## start

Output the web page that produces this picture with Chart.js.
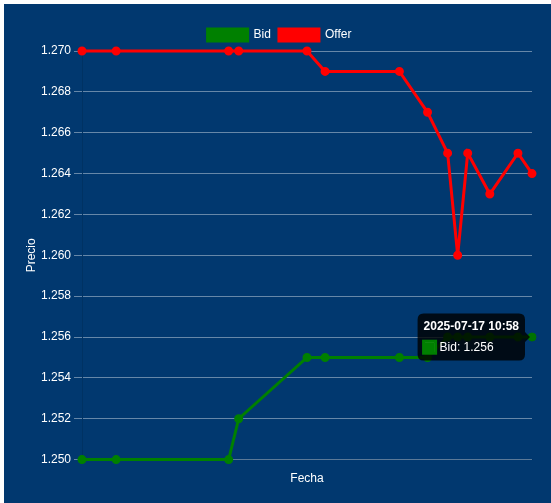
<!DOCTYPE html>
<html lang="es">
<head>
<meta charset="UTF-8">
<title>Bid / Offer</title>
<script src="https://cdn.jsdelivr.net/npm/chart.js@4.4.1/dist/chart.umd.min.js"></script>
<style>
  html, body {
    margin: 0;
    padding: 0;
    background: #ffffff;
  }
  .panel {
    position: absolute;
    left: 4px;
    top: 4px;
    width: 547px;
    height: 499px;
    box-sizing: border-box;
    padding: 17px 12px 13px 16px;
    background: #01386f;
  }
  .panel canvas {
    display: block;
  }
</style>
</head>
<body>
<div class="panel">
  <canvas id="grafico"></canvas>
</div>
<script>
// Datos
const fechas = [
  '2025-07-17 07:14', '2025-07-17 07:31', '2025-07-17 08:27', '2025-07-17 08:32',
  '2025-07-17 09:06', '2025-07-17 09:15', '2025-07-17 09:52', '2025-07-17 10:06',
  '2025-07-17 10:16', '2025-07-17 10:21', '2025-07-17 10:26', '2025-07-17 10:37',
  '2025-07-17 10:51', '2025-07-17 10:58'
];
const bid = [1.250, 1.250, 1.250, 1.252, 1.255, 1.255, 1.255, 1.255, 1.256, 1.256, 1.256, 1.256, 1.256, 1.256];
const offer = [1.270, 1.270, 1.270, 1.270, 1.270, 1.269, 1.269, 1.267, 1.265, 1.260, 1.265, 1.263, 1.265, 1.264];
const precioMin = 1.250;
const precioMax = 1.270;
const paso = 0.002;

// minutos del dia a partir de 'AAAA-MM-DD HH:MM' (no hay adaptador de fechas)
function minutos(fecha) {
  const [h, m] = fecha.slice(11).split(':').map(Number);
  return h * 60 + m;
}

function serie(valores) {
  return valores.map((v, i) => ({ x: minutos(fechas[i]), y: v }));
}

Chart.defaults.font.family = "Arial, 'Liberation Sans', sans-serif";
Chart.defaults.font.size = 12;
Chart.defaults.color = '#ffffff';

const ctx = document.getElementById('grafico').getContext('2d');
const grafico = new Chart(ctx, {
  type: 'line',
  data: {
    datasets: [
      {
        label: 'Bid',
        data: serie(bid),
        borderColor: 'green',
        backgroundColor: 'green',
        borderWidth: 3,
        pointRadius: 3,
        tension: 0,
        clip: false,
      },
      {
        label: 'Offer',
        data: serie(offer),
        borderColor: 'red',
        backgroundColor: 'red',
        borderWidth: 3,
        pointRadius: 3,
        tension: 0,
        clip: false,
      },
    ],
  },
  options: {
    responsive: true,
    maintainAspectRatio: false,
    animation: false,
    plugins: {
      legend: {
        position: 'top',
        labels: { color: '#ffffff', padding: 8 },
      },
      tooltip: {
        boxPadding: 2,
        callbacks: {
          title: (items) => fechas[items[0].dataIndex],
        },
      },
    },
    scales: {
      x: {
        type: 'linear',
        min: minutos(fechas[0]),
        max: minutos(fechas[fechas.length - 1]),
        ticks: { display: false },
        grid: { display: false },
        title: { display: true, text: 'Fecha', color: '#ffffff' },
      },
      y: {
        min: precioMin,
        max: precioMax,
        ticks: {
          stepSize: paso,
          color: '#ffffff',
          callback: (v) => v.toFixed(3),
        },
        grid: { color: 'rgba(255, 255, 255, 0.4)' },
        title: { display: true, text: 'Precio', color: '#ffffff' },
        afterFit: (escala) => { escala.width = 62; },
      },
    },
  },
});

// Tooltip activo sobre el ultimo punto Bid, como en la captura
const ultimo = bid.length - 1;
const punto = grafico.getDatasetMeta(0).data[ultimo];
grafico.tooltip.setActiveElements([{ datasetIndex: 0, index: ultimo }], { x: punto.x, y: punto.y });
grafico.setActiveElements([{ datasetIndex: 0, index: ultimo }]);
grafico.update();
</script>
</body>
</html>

## end

Task – Make an exact copy of the data, leaving its pictures out.

Solution for this task –
Output the web page that produces this picture with Chart.js.
<!DOCTYPE html>
<html lang="es">
<head>
<meta charset="UTF-8">
<title>Bid / Offer</title>
<script src="https://cdn.jsdelivr.net/npm/chart.js@4.4.1/dist/chart.umd.min.js"></script>
<style>
  html, body {
    margin: 0;
    padding: 0;
    background: #ffffff;
  }
  .panel {
    position: absolute;
    left: 4px;
    top: 4px;
    width: 547px;
    height: 499px;
    box-sizing: border-box;
    padding: 17px 12px 13px 16px;
    background: #01386f;
  }
  .panel canvas {
    display: block;
  }
</style>
</head>
<body>
<div class="panel">
  <canvas id="grafico"></canvas>
</div>
<script>
// Datos
const fechas = [
  '2025-07-17 07:14', '2025-07-17 07:31', '2025-07-17 08:27', '2025-07-17 08:32',
  '2025-07-17 09:06', '2025-07-17 09:15', '2025-07-17 09:52', '2025-07-17 10:06',
  '2025-07-17 10:16', '2025-07-17 10:21', '2025-07-17 10:26', '2025-07-17 10:37',
  '2025-07-17 10:51', '2025-07-17 10:58'
];
const bid = [1.250, 1.250, 1.250, 1.252, 1.255, 1.255, 1.255, 1.255, 1.256, 1.256, 1.256, 1.256, 1.256, 1.256];
const offer = [1.270, 1.270, 1.270, 1.270, 1.270, 1.269, 1.269, 1.267, 1.265, 1.260, 1.265, 1.263, 1.265, 1.264];
const precioMin = 1.250;
const precioMax = 1.270;
const paso = 0.002;

// minutos del dia a partir de 'AAAA-MM-DD HH:MM' (no hay adaptador de fechas)
function minutos(fecha) {
  const [h, m] = fecha.slice(11).split(':').map(Number);
  return h * 60 + m;
}

function serie(valores) {
  return valores.map((v, i) => ({ x: minutos(fechas[i]), y: v }));
}

Chart.defaults.font.family = "Arial, 'Liberation Sans', sans-serif";
Chart.defaults.font.size = 12;
Chart.defaults.color = '#ffffff';

const ctx = document.getElementById('grafico').getContext('2d');
const grafico = new Chart(ctx, {
  type: 'line',
  data: {
    datasets: [
      {
        label: 'Bid',
        data: serie(bid),
        borderColor: 'green',
        backgroundColor: 'green',
        borderWidth: 3,
        pointRadius: 3,
        tension: 0,
        clip: false,
      },
      {
        label: 'Offer',
        data: serie(offer),
        borderColor: 'red',
        backgroundColor: 'red',
        borderWidth: 3,
        pointRadius: 3,
        tension: 0,
        clip: false,
      },
    ],
  },
  options: {
    responsive: true,
    maintainAspectRatio: false,
    animation: false,
    plugins: {
      legend: {
        position: 'top',
        labels: { color: '#ffffff', padding: 8 },
      },
      tooltip: {
        boxPadding: 2,
        callbacks: {
          title: (items) => fechas[items[0].dataIndex],
        },
      },
    },
    scales: {
      x: {
        type: 'linear',
        min: minutos(fechas[0]),
        max: minutos(fechas[fechas.length - 1]),
        ticks: { display: false },
        grid: { display: false },
        title: { display: true, text: 'Fecha', color: '#ffffff' },
      },
      y: {
        min: precioMin,
        max: precioMax,
        ticks: {
          stepSize: paso,
          color: '#ffffff',
          callback: (v) => v.toFixed(3),
        },
        grid: { color: 'rgba(255, 255, 255, 0.4)' },
        title: { display: true, text: 'Precio', color: '#ffffff' },
        afterFit: (escala) => { escala.width = 62; },
      },
    },
  },
});

// Tooltip activo sobre el ultimo punto Bid, como en la captura
const ultimo = bid.length - 1;
const punto = grafico.getDatasetMeta(0).data[ultimo];
grafico.tooltip.setActiveElements([{ datasetIndex: 0, index: ultimo }], { x: punto.x, y: punto.y });
grafico.setActiveElements([{ datasetIndex: 0, index: ultimo }]);
grafico.update();
</script>
</body>
</html>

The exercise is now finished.